Palo Alto, the cradle of Silicon Valley, is a perfect example.
The city (nearly) effectively outlawed homeless people by making
sitting on sidewalks illegal. Now they just walk around more. I
mean, what are you gonna do, stop existing?
But Westwood isn’t exactly a rich, white, yuppie suburb,
and it won’t become one no matter how hard it tries. The
majority of its residents are students, with student needs and
student lifestyles, which don’t necessarily fit in with some
of the more vocal community members. Unfortunately for them,
Westwood will remain a student-dominated neighborhood as long as
UCLA is around, and the rest of its residents will just have to
live with that or move.
Though the North Village Improvement Committee and its managing
director Shelley Taylor may have won a battle in getting 522
Landfair’s Sober Living House shut down, they are losing the
war.
In its crusade to revert Westwood back to the 1950s, which has
included closing down a popular nightclub and helping to bring
about an ordinance that makes opening a dance club in Westwood
almost impossible, the NVIC forgot a crucial detail. Westwood is
not a village. It is part of a sprawling metropolis called Los
Angeles, and as in any community, there are dirty and clean parts,
wanted and unwanted elements, noisy and quiet neighbors. The
picturesque small town the NVIC seeks may have existed 50 years ago
but today is a mere pipe dream.
Even Taylor acknowledges that the majority of the residents here
are students. Yet she seems to only thinly veil her view that
students are a problem in Westwood.

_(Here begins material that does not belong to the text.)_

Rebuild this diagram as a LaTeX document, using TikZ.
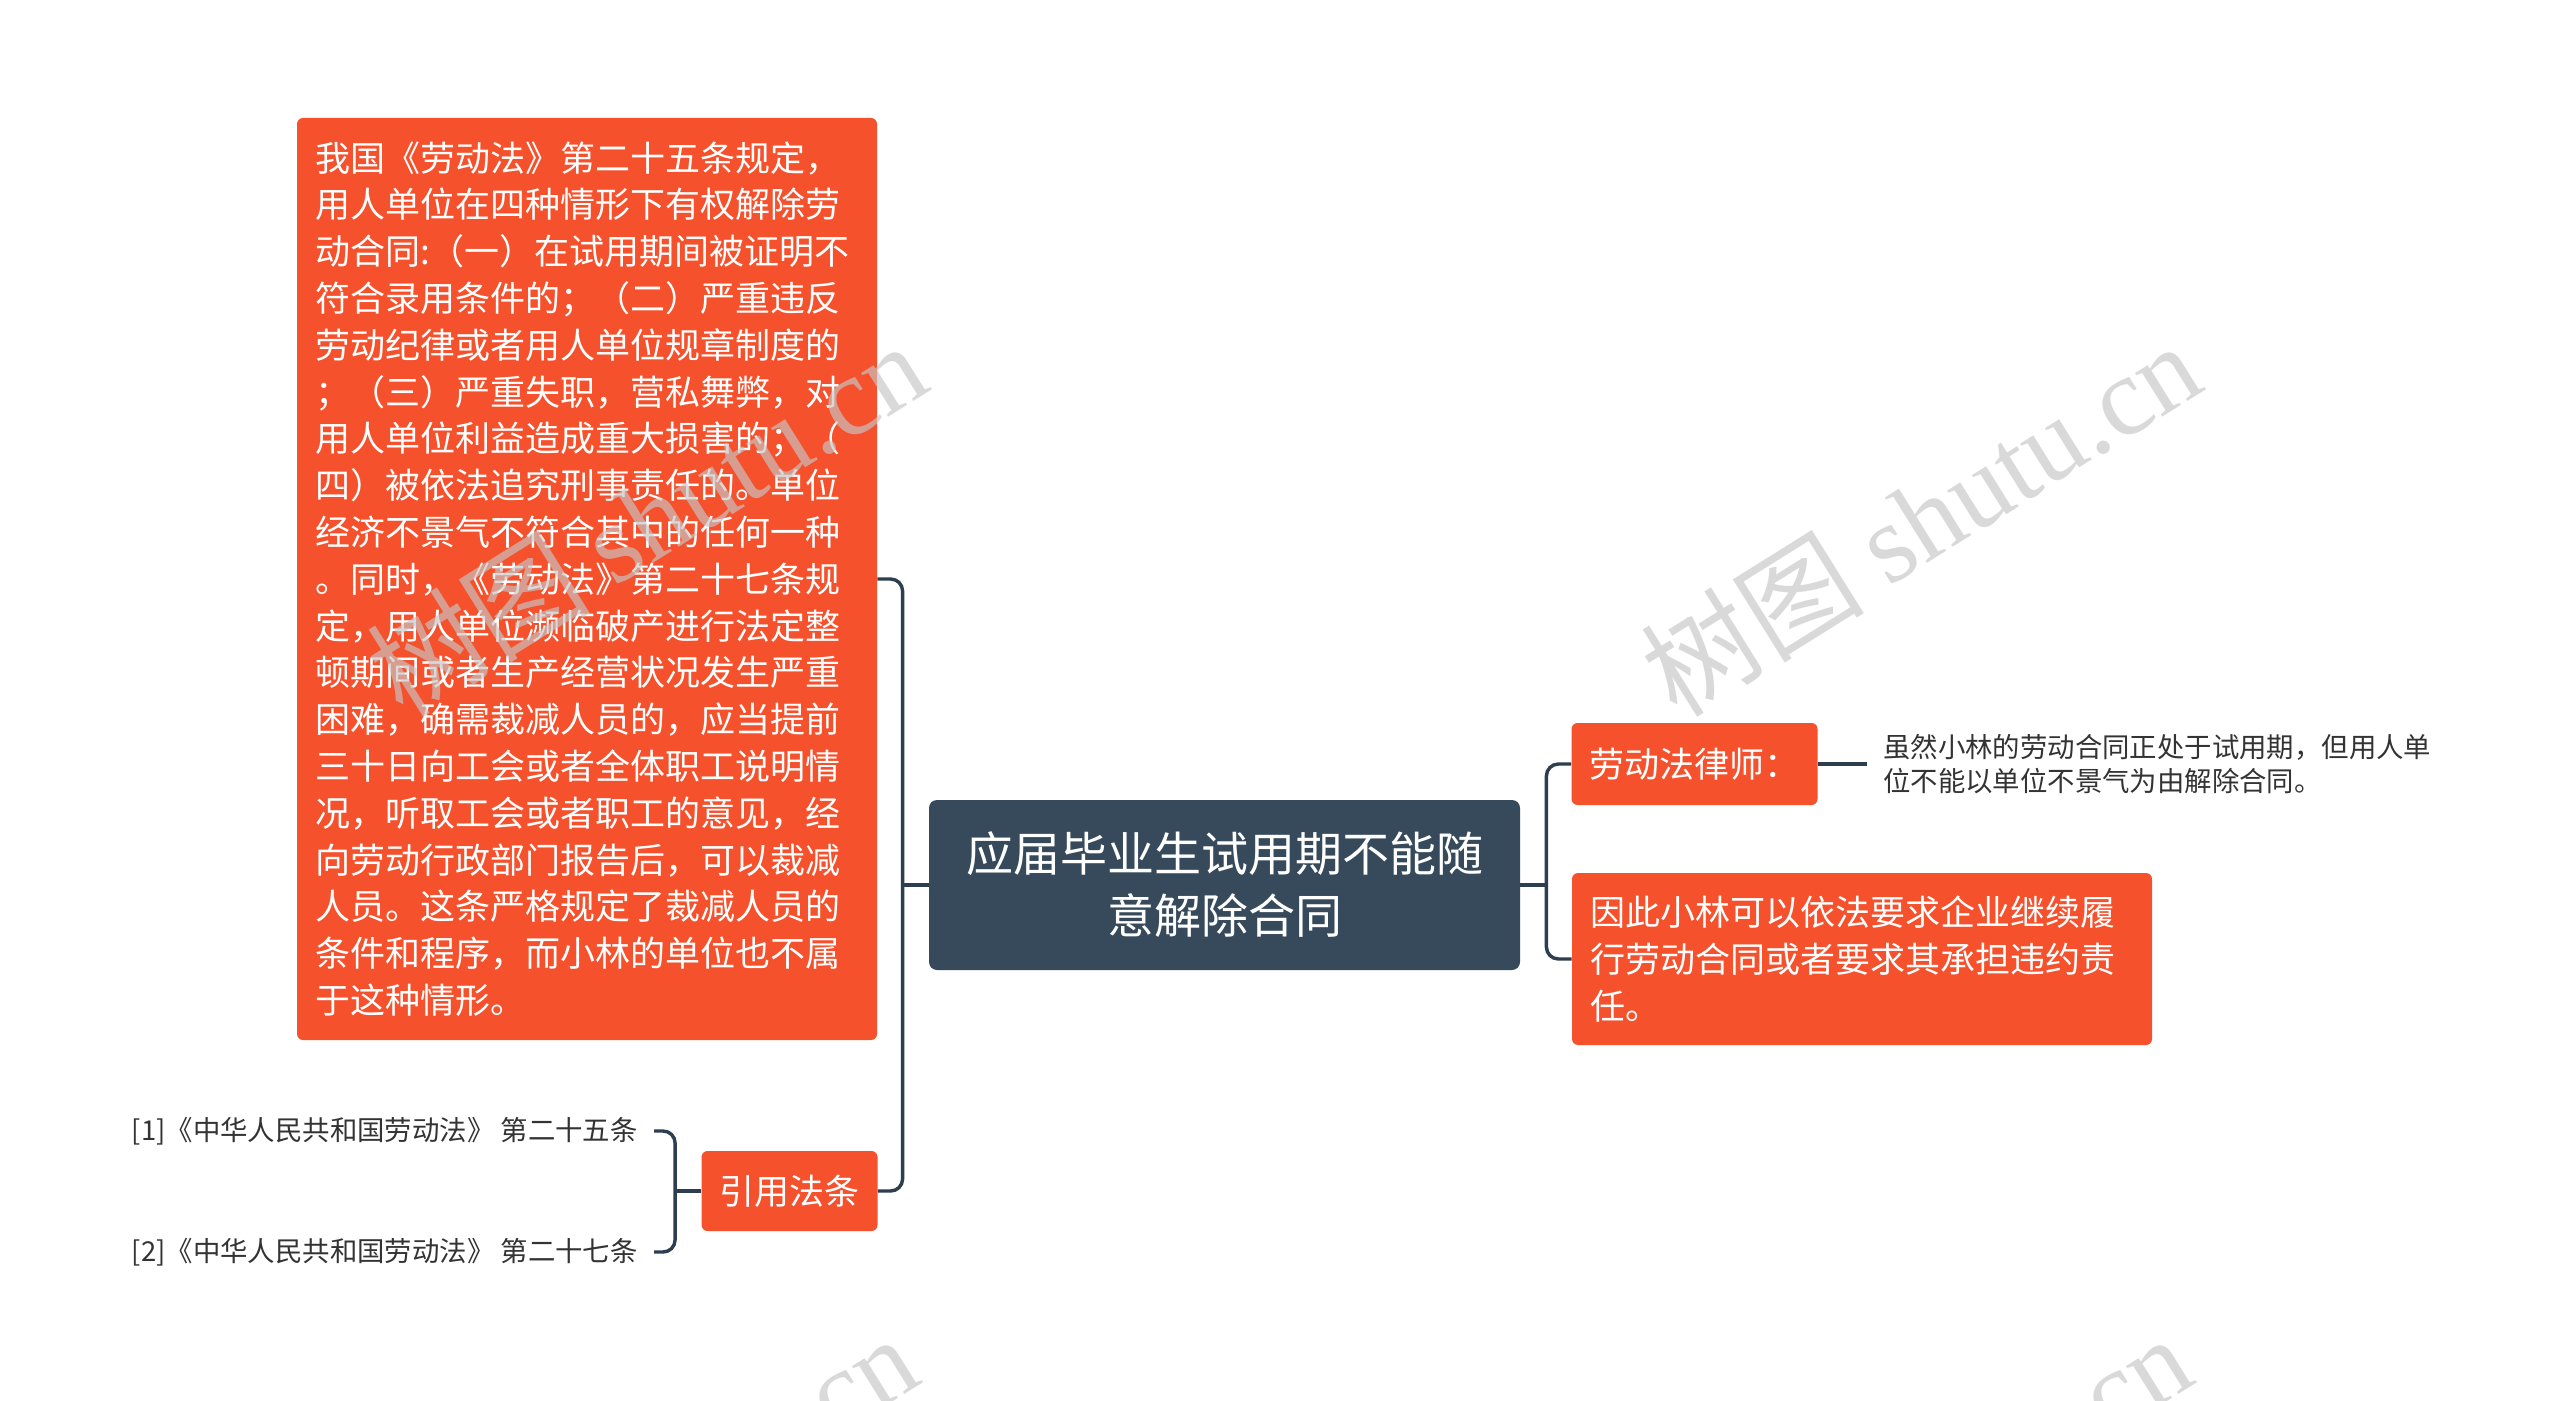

Her committee’s Web site
calls Westwood’s residential area a “diverse community
of families, professionals and academics.” While
“academic” surely describes some students some of the
time, perhaps a more fitting way to describe “North
Village,” as she calls it, would be something like “a
residential area consisting mainly of UCLA students, with some
families and professionals.” Academics, if they can help it,
try to stay away from Westwood ““ they see enough students
during the day.
Don’t get me wrong ““ I like Westwood. I like having
to wait two months for my landlord to fix our heater, having to
threaten a lawsuit if I want some of my deposit back when I move
out, paying exorbitant amounts of money for a tiny little apartment
and feeling lucky I even found one. I like having prepubescent boys
skateboard next to my building on Sunday mornings (maybe they are
part of the “families” who live in Westwood?). And
yeah, I like to walk around during finals week feeling like
I’m in a war zone.
The real problems in Westwood are not a few loud parties, trash
or graffiti, and not even a burning couch once a year. The real
problem is unrealistic apartment prices and the fact that having a
responsible landlord who isn’t trying to screw you over is
the exception, not the rule. Why would students want to care about
their neighborhood if their neighborhood doesn’t care about
them?
But perhaps, after all, even students can learn something from
Shelley Taylor. We can learn that if you organize a few fed up
people and bitch and moan for a while, things do get done. What are
you waiting for?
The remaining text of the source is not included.